Owners upset at having to pay trash fee
By Steve Herring
Published in News on October 19, 2011 1:46 PM
An exemption to the county's landfill fee that was removed from the Wayne County budget this year had several mobile home owners complaining at Tuesday's meeting of the county Board of Commissioners.
In approving the budget in June, commissioners reduced the landfill fee that shows up on county tax bills from $60 to $45.
In the past, people who lived outside of the county's municipalities and who used a licensed hauler to carry off their garbage were exempted from the fee. But when the commissioners reduced the fee they also eliminated the exemption. That means the fee showed up on the tax bills for people who had previously been exempted.
Vernon Bartlett of the Seven Springs community said the fee was like being "double billed."
"Every time we turn around another bill is put on us for something," he said. "They come out, inspect our trailers, inspect our mobile home parks, send us a bill for this. Everything is a bill."
Bartlett said that fires at his mobile home park had decreased since he placed dumpsters where people can dump instead of burn trash.
"These people are not going to haul their trash off," he said. "If we don't take them by the hand and guide them through the system they are going to burn it in their backyard.
"I know that you give big businesses breaks. We are not big business. We are a small business trying to operate. You cut us out of more money and sooner or later we are going to have to pass it on. I have not made a profit on my property in five years."
Ann Hall of Mount Olive, owner of a mobile home park at Seven Springs, said that the $45 equals $1,755 on top of what she pays in taxes.
"Plus I have trash pickup," she said. "I have trash cans at each one of my mobile homes and that is around $4,800 a year. I have tried it both ways. When I started my mobile home park I let them carry it to the dumpster They will not do it. It will be up and down the roads, scattered. You have got a mess."
DeWayne Strickland of Seven Springs said the fee was like "double charging," while Pattie Daly of Goldsboro called it "double dipping."
"I don't appreciate being hit twice for dumping trash," she said. "I do not take things to the landfill. If I do, they weigh and you have to pay on the spot. It is not right to gig us every little way that you can for this fee and that fee.
"That is a tax any way that you look at. You can call it a fee if you want to."
The fee is not new, having been first adopted by the county 20 years ago when Wayne set up its current solid waste disposal system.
Smith said he had been questioned by some commissioners about the fee. He reminded the board that the fee reduction and elimination of the exemptions had been included in his budget message that he had read to commissioners at the time the budget was being considered.
Some people are upset because they haven't seen the fee before, Smith said.
"What the county has been doing, and this is not common, we have been exempting folks from the fee," Smith said "The thing that we have found is that a lot of folks, not all of them, a lot of them exempted use the landfill, they use the convenience centers.
"That being the case, all of the other people who use these sites are paying for use of these sites."
As of June 30, revenue collected from the fee totaled about $1.1 million.

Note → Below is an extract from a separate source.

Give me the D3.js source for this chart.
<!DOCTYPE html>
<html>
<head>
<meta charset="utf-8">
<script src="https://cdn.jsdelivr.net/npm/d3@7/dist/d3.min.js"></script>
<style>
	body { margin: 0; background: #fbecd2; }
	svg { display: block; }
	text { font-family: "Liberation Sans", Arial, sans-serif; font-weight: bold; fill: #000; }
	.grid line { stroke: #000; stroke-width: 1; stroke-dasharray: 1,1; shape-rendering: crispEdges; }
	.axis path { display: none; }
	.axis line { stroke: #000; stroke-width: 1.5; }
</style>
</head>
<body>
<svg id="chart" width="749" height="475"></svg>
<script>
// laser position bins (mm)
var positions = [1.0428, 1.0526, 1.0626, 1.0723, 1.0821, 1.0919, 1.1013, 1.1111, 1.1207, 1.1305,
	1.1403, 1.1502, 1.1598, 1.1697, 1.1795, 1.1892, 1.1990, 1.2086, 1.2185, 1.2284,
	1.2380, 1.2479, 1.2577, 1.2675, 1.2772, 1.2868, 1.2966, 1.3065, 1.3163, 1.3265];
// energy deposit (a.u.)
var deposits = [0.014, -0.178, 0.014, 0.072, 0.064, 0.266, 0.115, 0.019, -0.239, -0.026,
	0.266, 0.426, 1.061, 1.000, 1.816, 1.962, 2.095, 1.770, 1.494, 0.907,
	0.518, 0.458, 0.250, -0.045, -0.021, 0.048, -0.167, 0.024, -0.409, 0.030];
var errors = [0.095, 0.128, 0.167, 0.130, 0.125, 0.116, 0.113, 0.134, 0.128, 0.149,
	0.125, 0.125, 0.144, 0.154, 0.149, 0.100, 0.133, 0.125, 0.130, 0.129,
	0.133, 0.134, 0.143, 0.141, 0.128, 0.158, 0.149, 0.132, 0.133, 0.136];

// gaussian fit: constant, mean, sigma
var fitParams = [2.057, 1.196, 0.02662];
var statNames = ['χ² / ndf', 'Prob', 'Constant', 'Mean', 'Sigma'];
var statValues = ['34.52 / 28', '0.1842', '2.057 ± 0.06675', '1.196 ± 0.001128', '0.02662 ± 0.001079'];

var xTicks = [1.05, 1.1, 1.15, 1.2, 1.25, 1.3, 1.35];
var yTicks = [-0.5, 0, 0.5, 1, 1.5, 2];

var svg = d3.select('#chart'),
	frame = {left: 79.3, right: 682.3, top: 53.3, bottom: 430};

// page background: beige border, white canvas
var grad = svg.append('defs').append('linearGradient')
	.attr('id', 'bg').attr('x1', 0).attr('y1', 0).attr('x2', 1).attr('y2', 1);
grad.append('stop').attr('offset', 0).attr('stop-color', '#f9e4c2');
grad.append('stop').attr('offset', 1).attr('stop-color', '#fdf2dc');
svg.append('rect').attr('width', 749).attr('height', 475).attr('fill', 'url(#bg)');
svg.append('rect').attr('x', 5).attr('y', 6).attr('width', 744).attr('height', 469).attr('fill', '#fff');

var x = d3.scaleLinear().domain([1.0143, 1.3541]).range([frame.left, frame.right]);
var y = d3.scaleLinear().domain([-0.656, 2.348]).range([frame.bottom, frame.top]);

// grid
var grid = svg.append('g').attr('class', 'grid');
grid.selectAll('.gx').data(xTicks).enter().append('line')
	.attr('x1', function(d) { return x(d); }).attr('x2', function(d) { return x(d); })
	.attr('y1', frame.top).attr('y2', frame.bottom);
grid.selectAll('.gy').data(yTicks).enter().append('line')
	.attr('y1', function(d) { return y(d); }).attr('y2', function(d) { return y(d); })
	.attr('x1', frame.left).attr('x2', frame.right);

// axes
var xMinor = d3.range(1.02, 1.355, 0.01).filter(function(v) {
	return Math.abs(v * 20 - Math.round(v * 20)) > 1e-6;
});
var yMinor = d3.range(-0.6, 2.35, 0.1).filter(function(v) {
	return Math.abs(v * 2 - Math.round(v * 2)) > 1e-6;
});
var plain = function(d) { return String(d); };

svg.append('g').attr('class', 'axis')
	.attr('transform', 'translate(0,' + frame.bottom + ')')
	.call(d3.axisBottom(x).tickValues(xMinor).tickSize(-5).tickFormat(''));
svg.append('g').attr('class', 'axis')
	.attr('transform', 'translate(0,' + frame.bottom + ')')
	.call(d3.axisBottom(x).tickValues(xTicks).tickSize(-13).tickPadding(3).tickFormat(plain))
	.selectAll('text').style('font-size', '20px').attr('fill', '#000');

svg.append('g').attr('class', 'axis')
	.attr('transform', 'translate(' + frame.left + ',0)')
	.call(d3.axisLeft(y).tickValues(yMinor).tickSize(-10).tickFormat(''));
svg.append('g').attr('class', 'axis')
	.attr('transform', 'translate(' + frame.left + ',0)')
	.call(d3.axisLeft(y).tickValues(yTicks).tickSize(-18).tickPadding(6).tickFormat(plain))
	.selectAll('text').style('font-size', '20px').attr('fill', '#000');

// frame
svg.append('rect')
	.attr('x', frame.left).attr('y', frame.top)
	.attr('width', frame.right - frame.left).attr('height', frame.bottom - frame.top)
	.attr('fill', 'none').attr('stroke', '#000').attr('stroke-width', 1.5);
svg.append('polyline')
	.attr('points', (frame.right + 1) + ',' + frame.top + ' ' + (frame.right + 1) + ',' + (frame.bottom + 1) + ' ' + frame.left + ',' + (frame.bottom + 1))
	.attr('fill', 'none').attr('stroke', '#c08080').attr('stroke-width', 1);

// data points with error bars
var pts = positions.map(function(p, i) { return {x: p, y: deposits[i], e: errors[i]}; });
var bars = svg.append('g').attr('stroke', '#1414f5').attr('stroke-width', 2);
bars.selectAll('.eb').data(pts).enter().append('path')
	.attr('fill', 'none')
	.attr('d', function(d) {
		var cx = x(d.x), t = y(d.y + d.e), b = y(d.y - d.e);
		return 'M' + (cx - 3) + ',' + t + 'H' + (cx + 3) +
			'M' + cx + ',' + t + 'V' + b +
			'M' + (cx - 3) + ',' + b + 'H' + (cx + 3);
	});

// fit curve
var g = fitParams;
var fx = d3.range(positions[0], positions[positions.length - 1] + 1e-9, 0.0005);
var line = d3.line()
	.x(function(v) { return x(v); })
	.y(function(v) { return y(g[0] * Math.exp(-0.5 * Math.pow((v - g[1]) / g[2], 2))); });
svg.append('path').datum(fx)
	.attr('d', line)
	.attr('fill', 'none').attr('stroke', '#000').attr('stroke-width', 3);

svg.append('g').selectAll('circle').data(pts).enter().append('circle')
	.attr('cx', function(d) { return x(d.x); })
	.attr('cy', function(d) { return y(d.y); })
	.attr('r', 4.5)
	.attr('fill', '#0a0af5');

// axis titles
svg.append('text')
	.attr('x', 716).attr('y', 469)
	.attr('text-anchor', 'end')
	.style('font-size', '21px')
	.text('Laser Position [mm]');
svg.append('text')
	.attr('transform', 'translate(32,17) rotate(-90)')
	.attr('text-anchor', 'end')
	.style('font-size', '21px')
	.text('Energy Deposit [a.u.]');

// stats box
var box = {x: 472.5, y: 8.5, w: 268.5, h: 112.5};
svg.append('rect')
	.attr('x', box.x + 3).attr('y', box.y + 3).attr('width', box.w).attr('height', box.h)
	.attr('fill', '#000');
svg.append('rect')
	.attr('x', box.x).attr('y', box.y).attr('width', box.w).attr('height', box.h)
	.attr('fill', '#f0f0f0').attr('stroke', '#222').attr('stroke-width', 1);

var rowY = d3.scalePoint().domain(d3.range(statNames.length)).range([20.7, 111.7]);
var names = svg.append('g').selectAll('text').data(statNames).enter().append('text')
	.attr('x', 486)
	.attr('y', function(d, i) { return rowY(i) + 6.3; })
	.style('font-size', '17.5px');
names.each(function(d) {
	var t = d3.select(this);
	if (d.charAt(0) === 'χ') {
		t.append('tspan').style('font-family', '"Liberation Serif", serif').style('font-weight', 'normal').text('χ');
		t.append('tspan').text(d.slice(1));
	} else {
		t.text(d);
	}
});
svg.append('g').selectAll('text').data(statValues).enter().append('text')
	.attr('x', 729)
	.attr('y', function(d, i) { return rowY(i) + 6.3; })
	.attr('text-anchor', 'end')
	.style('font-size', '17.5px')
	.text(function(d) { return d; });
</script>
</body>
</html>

"We reduced the fee so that it (revenue) would be the same -- it will be within probably about $5,000 to $10,000," he said. "That way all persons who use any service in Wayne County as it relates to solid waste will pay. Remember, solid waste is an enterprise. It is not funded by general fund taxes -- only the solid waste and tipping fees and monies when we resell recyclables and things like that.
"This was a recommendation (to eliminate the exemptions) back in March, April by the tax office. We were exempting, it varies from year to year, 1,700 to 1,800 individuals."
In prior years the county would get a list from licensed garbage haulers in the county exempting residents on the lists from the fee.
"So they would never see that cost," Smith said. "The fee was out there, but you exempted them for it."
The problem is that the county found out people who were exempted were still taking items to the landfill and convenience centers free, Smith said. That is not fair to other county residents, he said.
"Because remember, this year you are expanding the landfill, a 20-acre site, a $4 million site that you are installing," he said. "Part of this (fee) is to build the reserves that sustains it. The tipping fee doesn't cover everything. It is also the solid waste fee."
Smith said he fielded close to a dozen calls and some e-mails Monday about the fee. The two most detailed calls came from mobile home park owners, he said.
"Some understand it," Smith said. "Some don't. Some were upset. I understand it perfectly because some of them didn't even know that it was there because they have been exempted for so many years. Originally the exemptions just weren't there."